CSS Colloquium: Bogdan Iacob, Institute of History (Bucharest) of the Romanian Academy
Medical Modernity across Peripheries: Eastern Europe, Global Health and the Cold War
Info about event
Auditorium D4 (1531–219)
The presentation explores the globalization of health politics during the Cold War by analysing medical entanglements between European state socialisms and post-colonial countries. The lecture will discuss the impact of exchanges between East and South, peripheries of the world system, on postwar international designs of humanity's welfare. Eastern European experts’ engagements in Asia and Africa or at the World Health Organization (WHO) reveal cross-fertilizations and competition among multiple modernities (post-imperial, socialist, post-colonial, or capitalist) with diverse visions about liberation from disease, statehood, development, solidarity, and human rights.

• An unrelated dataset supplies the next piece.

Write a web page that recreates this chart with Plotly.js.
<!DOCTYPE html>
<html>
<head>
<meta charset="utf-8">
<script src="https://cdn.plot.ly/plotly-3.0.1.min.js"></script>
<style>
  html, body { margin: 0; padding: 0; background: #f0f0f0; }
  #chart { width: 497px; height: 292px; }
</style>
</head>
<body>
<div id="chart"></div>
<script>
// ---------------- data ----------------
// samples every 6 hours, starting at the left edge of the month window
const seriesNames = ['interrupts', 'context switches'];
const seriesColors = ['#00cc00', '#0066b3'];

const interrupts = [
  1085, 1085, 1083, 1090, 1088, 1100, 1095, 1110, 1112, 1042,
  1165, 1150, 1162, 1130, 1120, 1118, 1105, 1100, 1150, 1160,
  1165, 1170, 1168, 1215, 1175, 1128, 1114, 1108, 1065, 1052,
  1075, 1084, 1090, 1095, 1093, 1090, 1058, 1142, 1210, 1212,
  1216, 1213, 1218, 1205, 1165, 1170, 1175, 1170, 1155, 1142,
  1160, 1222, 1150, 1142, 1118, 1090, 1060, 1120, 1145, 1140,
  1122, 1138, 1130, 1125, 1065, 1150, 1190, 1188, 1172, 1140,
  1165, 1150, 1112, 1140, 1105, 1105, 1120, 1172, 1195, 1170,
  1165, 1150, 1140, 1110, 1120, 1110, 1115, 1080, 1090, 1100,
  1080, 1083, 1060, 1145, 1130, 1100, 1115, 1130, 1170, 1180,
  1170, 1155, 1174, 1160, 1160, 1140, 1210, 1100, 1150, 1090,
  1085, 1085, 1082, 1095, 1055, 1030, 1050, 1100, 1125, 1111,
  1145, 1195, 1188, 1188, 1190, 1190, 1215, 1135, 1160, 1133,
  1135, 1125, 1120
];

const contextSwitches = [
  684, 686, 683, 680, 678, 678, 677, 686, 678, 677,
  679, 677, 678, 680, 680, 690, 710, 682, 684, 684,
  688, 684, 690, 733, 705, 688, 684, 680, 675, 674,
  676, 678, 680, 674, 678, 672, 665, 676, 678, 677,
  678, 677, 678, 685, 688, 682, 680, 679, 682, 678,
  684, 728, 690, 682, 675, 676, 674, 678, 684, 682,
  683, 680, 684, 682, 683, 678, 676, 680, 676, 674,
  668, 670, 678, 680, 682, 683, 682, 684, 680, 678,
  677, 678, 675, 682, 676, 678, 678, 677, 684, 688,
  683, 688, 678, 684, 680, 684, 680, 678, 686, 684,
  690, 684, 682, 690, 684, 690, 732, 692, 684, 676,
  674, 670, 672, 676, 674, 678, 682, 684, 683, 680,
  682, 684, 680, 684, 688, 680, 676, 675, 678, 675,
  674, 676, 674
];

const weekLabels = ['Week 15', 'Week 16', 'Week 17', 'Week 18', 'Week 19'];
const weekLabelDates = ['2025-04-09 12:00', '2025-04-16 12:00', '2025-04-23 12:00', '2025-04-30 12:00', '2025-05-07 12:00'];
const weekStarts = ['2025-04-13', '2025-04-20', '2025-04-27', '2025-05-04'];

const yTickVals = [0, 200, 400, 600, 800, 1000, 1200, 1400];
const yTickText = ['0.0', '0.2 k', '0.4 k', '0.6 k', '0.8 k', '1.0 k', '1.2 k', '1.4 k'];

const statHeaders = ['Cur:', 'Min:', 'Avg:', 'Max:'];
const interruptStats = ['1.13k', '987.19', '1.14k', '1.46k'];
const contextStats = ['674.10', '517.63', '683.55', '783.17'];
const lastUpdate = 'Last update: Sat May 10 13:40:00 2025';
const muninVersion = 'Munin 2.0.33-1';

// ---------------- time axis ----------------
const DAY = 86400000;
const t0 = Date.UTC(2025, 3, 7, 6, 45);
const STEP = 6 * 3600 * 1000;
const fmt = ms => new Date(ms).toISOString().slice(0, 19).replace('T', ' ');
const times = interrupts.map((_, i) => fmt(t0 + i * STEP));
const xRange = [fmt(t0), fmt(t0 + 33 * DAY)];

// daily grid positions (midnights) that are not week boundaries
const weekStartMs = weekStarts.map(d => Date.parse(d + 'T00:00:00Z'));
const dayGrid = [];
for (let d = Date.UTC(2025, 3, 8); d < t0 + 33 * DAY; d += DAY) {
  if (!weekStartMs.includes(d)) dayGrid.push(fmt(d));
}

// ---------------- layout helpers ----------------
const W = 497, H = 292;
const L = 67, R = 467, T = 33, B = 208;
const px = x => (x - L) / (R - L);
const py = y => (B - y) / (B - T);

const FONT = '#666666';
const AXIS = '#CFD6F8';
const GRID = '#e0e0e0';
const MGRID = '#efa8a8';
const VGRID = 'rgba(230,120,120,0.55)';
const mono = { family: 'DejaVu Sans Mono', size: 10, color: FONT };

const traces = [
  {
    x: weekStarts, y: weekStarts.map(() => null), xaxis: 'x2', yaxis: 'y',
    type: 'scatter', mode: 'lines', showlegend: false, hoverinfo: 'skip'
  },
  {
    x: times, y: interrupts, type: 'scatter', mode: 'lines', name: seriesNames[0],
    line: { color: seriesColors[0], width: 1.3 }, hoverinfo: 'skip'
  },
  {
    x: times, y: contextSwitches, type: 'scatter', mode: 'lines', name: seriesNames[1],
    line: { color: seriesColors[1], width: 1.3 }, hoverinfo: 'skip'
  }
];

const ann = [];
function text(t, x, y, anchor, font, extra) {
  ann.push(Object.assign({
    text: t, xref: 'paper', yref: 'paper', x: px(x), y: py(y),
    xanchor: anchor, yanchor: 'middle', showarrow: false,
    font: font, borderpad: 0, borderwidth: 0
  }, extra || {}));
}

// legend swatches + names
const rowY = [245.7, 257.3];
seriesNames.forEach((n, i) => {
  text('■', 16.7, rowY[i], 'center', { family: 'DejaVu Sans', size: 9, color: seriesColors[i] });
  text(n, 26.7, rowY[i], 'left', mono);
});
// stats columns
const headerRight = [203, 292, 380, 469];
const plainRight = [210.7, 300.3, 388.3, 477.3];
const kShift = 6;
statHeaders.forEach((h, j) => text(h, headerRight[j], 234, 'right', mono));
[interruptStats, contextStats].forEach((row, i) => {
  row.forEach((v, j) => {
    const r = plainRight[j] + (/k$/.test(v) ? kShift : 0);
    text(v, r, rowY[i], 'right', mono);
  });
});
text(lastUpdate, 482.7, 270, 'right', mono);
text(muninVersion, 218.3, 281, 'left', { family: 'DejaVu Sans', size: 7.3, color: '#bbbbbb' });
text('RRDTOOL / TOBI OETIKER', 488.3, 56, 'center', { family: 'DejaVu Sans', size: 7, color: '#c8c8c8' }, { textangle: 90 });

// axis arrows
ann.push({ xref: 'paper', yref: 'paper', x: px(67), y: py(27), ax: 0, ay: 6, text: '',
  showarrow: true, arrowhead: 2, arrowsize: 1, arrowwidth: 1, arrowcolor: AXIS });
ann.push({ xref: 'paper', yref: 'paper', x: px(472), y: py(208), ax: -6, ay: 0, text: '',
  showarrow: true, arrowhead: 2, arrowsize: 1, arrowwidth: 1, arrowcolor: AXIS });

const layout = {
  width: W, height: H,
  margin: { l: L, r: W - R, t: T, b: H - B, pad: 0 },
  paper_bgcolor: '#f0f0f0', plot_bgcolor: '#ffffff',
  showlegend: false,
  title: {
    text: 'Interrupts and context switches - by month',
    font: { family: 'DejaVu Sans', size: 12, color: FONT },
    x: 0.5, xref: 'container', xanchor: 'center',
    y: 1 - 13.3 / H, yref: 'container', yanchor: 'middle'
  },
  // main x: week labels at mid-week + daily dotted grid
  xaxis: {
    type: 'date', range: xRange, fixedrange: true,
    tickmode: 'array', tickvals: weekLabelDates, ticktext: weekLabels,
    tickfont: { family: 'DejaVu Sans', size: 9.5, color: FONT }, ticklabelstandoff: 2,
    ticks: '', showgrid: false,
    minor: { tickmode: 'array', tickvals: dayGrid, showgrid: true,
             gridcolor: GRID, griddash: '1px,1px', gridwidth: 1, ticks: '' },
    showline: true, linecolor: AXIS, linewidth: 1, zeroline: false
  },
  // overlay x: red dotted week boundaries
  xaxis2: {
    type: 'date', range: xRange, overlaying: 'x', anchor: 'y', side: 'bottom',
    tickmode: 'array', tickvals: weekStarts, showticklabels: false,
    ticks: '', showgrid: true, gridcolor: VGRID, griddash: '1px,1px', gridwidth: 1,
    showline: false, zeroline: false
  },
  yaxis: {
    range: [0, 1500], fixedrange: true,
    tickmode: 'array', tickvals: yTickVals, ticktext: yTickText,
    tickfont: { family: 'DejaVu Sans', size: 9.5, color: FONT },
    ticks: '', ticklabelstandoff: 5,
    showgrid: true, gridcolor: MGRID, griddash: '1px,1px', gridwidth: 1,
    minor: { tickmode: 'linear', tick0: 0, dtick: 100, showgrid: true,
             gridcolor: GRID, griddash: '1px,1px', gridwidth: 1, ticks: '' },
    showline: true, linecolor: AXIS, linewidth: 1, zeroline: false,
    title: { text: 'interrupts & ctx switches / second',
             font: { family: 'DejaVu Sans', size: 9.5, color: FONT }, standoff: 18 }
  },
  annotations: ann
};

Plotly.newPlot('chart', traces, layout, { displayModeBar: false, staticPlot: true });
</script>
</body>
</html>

State socialism’s global reach forged an unprecedented range of contacts with the developing world, whose efforts to decolonize medical practices helped to shape the WHO’s agenda. Eastern Europeans lambasted the West’s assumptions of its racial and civilizational superiority over formerly subject peoples. Nonetheless, the socialist camp developed its own Eurocentric hierarchical conception of the world, which by the end of the Cold War reflected a surprising East-West convergence. The presentation insists on the integration of Eastern Europe into global histories of health, which is long overdue. Such de-centering of our perceptions about medical modernity during the Cold War has contemporary importance. Eastern Europe has once again become a space for competing designs of health governance during the COVID pandemic.

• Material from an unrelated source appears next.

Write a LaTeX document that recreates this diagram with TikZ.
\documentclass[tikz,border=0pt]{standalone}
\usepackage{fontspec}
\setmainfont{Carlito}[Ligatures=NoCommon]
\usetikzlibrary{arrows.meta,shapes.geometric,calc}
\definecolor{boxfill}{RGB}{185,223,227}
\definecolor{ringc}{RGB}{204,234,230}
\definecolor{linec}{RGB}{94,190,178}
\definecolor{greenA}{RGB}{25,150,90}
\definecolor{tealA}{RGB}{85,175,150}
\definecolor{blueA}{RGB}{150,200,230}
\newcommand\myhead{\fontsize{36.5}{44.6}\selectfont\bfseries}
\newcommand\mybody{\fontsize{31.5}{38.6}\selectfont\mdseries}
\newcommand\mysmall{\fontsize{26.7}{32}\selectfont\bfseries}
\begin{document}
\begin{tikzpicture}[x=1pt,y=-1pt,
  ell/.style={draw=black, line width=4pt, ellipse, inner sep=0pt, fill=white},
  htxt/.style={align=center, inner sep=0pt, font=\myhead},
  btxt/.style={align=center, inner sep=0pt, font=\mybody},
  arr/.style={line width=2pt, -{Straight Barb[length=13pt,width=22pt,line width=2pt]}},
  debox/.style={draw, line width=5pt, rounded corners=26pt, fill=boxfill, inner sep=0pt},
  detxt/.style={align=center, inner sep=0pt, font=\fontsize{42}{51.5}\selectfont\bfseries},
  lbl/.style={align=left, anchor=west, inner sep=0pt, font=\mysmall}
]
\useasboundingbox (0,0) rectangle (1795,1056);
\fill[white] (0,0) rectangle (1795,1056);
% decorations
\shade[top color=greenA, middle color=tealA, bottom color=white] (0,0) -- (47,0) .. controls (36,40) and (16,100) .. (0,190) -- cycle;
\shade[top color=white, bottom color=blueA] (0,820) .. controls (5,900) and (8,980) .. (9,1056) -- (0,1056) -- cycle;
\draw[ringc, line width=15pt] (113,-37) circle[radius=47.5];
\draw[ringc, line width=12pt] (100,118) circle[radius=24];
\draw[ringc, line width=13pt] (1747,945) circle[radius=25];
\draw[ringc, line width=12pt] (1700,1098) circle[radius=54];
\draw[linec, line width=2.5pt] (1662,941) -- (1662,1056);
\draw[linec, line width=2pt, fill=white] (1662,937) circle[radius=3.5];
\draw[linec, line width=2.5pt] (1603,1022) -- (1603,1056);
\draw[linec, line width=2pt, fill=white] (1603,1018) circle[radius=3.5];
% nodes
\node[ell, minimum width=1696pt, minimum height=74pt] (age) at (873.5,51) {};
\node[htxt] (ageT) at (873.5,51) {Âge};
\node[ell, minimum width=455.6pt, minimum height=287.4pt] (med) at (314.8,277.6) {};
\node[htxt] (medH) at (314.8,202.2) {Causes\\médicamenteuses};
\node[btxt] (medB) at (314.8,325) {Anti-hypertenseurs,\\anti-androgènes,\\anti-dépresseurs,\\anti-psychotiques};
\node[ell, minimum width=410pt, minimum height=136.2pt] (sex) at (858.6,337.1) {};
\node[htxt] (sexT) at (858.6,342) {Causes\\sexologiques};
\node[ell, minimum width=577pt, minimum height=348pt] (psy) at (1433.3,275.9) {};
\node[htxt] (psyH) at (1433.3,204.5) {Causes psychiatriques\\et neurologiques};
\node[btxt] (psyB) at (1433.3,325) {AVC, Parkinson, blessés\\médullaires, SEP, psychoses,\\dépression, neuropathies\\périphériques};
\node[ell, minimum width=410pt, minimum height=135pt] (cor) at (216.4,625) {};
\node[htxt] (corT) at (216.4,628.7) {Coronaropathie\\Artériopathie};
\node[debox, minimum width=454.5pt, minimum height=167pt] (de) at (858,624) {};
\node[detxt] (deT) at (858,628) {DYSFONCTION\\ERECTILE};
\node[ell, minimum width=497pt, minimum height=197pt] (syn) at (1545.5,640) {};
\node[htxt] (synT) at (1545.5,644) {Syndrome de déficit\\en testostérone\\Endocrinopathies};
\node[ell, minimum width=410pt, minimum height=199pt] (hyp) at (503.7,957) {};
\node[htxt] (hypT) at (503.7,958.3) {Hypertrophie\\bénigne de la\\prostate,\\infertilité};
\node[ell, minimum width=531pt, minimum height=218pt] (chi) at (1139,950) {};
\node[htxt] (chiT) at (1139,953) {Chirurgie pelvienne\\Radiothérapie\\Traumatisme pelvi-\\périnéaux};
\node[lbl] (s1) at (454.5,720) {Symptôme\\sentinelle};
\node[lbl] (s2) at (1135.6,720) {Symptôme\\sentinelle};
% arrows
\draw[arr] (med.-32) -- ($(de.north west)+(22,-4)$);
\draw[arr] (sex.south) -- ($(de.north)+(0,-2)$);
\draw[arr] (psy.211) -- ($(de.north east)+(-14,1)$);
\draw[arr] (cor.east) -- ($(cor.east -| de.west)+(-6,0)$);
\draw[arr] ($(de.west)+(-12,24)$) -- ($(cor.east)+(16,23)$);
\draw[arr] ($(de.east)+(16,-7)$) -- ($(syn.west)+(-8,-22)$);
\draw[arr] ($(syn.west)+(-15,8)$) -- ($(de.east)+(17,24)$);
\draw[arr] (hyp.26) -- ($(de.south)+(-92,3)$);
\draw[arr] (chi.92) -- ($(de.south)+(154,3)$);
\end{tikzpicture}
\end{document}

Coffee, tea, cakes and fruit will be served before the colloquium @ 2 pm
There will be a streaming option on Zoom. Please write to Kristian H. Nielsen to receive the link.

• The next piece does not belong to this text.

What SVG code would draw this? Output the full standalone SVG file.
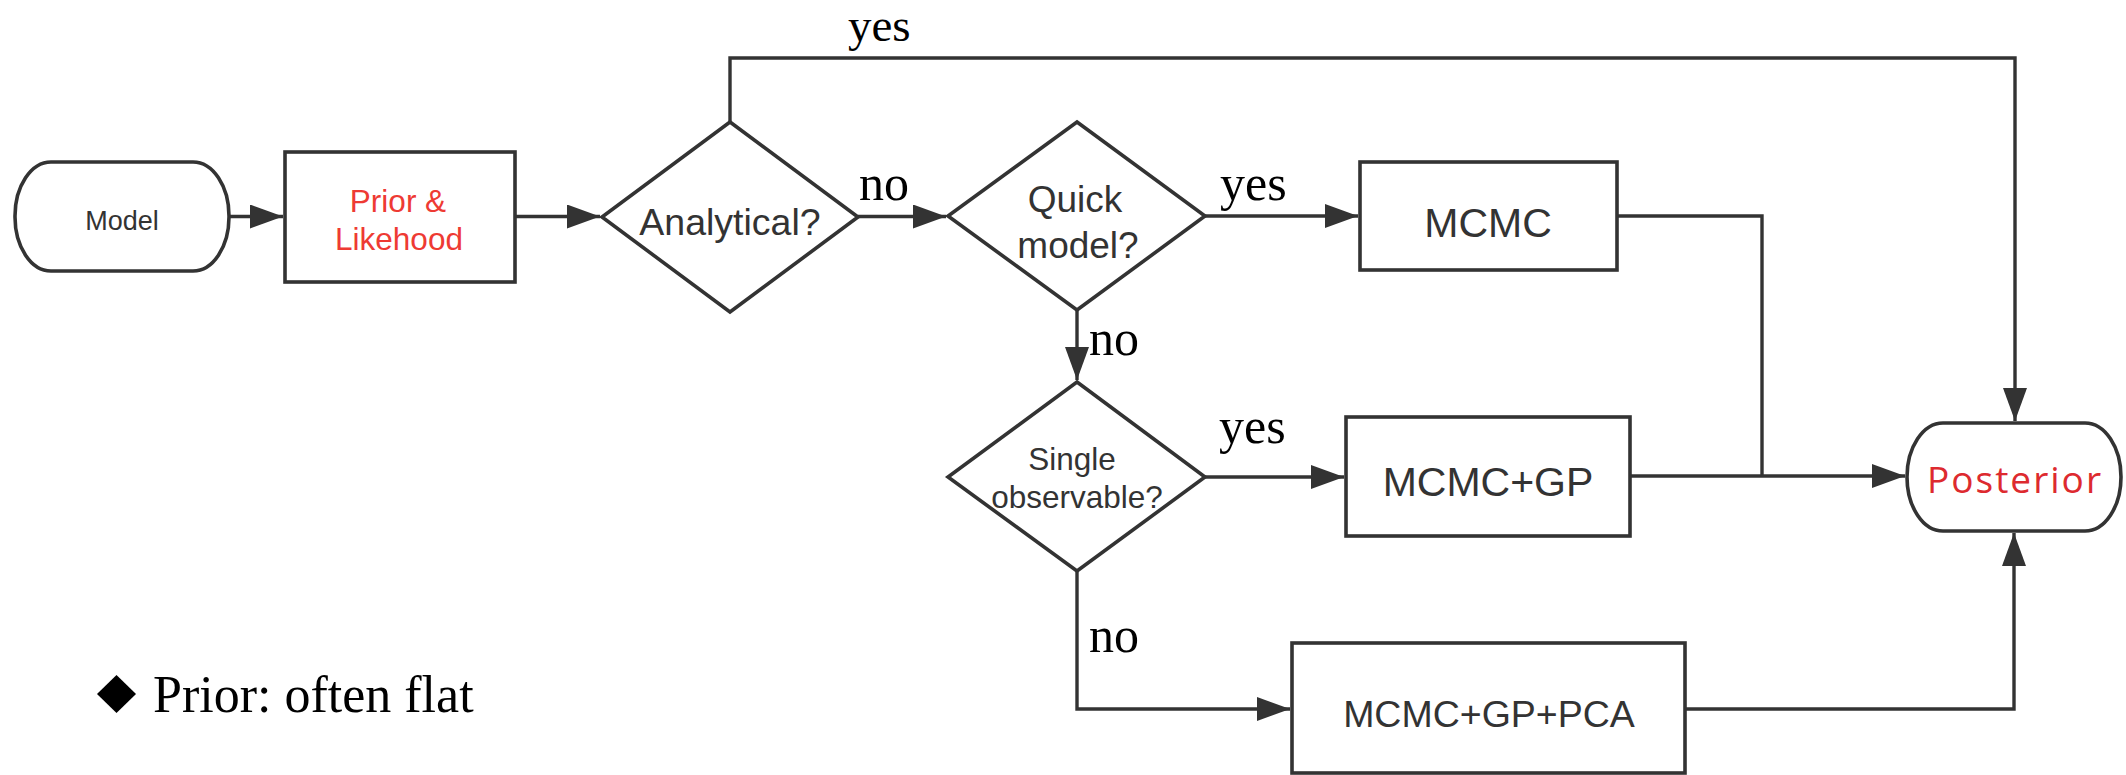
<svg xmlns="http://www.w3.org/2000/svg" width="2126" height="775" viewBox="0 0 2126 775">
<style>
.shape{fill:#fff;stroke:#333;stroke-width:3.6}
.conn{fill:none;stroke:#333;stroke-width:3.4}
.t{font-family:"Liberation Sans",Arial,sans-serif;fill:#333;text-anchor:middle}
.red{fill:#ee3a33}
.post{font-family:"Open Sans","Noto Sans",sans-serif;fill:#dd2a2f}
.lbl{font-family:"Liberation Serif","Times New Roman",serif;fill:#000;font-size:50px}
</style>
<defs>
<marker id="arr" markerUnits="userSpaceOnUse" markerWidth="34" markerHeight="24" refX="33" refY="12" orient="auto">
<path d="M0,0 L33,12 L0,24 Z" fill="#333"/>
</marker>
</defs>
<rect width="2126" height="775" fill="#fff"/>
<g id="connectors">
<path class="conn" d="M229,216.5 H283" marker-end="url(#arr)"/>
<path class="conn" d="M515,216.5 H600" marker-end="url(#arr)"/>
<path class="conn" d="M858,216.5 H946" marker-end="url(#arr)"/>
<path class="conn" d="M730,122 V58 H2015 V421" marker-end="url(#arr)"/>
<path class="conn" d="M1205,216 H1358" marker-end="url(#arr)"/>
<path class="conn" d="M1077,310 V380" marker-end="url(#arr)"/>
<path class="conn" d="M1205,477 H1344" marker-end="url(#arr)"/>
<path class="conn" d="M1077,571 V709 H1290" marker-end="url(#arr)"/>
<path class="conn" d="M1617,216 H1762 V476"/>
<path class="conn" d="M1630,476 H1905" marker-end="url(#arr)"/>
<path class="conn" d="M1685,709 H2014 V533" marker-end="url(#arr)"/>
</g>
<g id="labels">
<text class="lbl" x="848" y="41" font-size="47" style="font-size:47px">yes</text>
<text class="lbl" x="859" y="200">no</text>
<text class="lbl" x="1220" y="200">yes</text>
<text class="lbl" x="1089" y="355">no</text>
<text class="lbl" x="1219" y="443">yes</text>
<text class="lbl" x="1089" y="652">no</text>
</g>
<g id="model">
<rect class="shape" x="15" y="162" width="214" height="109" rx="36" ry="54"/>
<text class="t" x="122" y="230" font-size="27">Model</text>
</g>
<g id="prior">
<rect class="shape" x="285" y="152" width="230" height="130"/>
<text class="t red" x="398" y="212" font-size="31.5">Prior &amp;</text>
<text class="t red" x="399" y="250" font-size="31.5">Likehood</text>
</g>
<g id="analytical">
<polygon class="shape" points="730,122 858,217 730,312 602,217"/>
<text class="t" x="730" y="235" font-size="37.5">Analytical?</text>
</g>
<g id="quick">
<polygon class="shape" points="1077,122 1205,216 1077,310 948,216"/>
<text class="t" x="1075" y="212" font-size="37">Quick</text>
<text class="t" x="1078" y="258" font-size="37">model?</text>
</g>
<g id="single">
<polygon class="shape" points="1077,382 1205,477 1077,571 948,477"/>
<text class="t" x="1072" y="470" font-size="31.5">Single</text>
<text class="t" x="1077" y="508" font-size="31.5">observable?</text>
</g>
<g id="mcmc">
<rect class="shape" x="1360" y="162" width="257" height="108"/>
<text class="t" x="1488" y="237" font-size="41">MCMC</text>
</g>
<g id="mcmcgp">
<rect class="shape" x="1346" y="417" width="284" height="119"/>
<text class="t" x="1488" y="496" font-size="41">MCMC+GP</text>
</g>
<g id="mcmcgppca">
<rect class="shape" x="1292" y="643" width="393" height="130"/>
<text class="t" x="1489" y="727" font-size="37.5">MCMC+GP+PCA</text>
</g>
<g id="posterior">
<rect class="shape" x="1907" y="423" width="214" height="108" rx="36" ry="54"/>
<text class="post" x="1927" y="493" font-size="37" textLength="174" lengthAdjust="spacing">Posterior</text>
</g>
<g id="legend">
<polygon points="116.5,675 136,694 116.5,713 97,694" fill="#000"/>
<text class="lbl" x="153" y="712" style="font-size:52px">Prior: often flat</text>
</g>
</svg>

Bio: Bogdan C. Iacob is a researcher at the Institute of History (Bucharest) of the Romanian Academy. Until September 30, he was AIAS-COFUND Fellow. His work centres on the study of Eastern European expert knowledge (e.g., historians or doctors) in global contexts during the twentieth century. He co-authored the monograph 1989. A Global History of Eastern Europe (Cambridge UP, 2019) and edited the special issue “Socialist Experts in Transnational Perspective” for the journal East Central Europe(2018).